Look for the string "standalone" in every line, and copy each line that has it.
※
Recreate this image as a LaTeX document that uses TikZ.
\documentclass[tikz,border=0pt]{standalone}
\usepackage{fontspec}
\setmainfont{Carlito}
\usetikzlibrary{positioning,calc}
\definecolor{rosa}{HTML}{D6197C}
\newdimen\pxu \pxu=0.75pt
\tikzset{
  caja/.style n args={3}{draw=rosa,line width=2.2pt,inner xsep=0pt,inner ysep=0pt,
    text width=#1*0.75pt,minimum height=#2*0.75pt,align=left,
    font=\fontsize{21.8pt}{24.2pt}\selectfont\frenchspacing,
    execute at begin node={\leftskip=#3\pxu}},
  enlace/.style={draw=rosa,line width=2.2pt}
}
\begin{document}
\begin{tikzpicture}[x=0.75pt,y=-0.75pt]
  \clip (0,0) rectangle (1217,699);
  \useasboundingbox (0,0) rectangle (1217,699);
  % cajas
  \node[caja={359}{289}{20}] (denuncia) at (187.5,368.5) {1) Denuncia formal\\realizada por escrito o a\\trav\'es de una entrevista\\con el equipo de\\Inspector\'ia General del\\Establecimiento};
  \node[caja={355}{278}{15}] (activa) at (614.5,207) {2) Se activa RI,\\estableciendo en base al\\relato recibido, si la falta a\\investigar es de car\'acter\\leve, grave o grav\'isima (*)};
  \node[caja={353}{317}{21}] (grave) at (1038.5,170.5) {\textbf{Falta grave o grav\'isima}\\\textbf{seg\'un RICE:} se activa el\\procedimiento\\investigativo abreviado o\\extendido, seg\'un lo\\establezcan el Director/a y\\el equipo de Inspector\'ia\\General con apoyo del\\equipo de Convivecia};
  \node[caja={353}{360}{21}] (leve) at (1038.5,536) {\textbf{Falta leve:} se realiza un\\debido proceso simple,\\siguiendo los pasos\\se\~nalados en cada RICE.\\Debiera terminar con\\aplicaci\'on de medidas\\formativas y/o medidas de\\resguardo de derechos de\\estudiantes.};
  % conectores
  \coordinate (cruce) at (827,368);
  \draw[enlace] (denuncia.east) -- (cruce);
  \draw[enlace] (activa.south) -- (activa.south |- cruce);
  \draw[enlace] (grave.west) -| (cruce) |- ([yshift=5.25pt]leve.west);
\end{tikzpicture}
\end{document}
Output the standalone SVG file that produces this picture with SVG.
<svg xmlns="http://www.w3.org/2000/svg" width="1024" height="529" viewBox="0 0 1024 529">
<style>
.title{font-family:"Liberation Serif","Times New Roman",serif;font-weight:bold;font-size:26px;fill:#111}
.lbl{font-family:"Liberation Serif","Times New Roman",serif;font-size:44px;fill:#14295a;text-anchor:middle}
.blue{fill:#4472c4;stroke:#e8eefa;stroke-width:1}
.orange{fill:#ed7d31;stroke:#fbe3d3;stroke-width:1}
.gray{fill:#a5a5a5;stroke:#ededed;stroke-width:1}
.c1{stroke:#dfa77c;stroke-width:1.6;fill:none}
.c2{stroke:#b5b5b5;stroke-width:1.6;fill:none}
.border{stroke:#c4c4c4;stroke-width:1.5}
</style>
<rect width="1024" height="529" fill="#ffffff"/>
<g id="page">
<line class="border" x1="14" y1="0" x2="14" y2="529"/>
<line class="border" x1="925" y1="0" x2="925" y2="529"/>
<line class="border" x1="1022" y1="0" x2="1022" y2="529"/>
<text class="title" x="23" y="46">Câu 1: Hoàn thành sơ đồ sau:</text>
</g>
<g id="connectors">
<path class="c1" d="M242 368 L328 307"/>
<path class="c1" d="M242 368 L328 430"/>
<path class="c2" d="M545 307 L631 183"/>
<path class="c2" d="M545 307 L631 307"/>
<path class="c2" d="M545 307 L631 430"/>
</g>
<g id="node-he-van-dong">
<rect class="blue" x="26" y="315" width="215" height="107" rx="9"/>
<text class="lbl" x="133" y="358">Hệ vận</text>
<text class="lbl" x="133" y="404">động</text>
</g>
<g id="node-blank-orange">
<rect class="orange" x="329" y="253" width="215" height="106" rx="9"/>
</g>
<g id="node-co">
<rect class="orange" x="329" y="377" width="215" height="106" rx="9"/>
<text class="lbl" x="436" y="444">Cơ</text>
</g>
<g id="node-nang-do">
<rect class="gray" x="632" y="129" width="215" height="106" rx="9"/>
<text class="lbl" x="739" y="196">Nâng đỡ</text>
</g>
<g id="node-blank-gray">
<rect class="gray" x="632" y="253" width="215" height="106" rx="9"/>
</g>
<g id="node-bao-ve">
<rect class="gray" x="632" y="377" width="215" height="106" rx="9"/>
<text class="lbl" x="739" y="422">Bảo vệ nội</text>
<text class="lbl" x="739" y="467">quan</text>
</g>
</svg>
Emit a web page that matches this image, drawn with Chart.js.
※
EXERCISE RESULT –
\documentclass[tikz,border=0pt]{standalone}
Output the standalone SVG file that produces this picture with SVG.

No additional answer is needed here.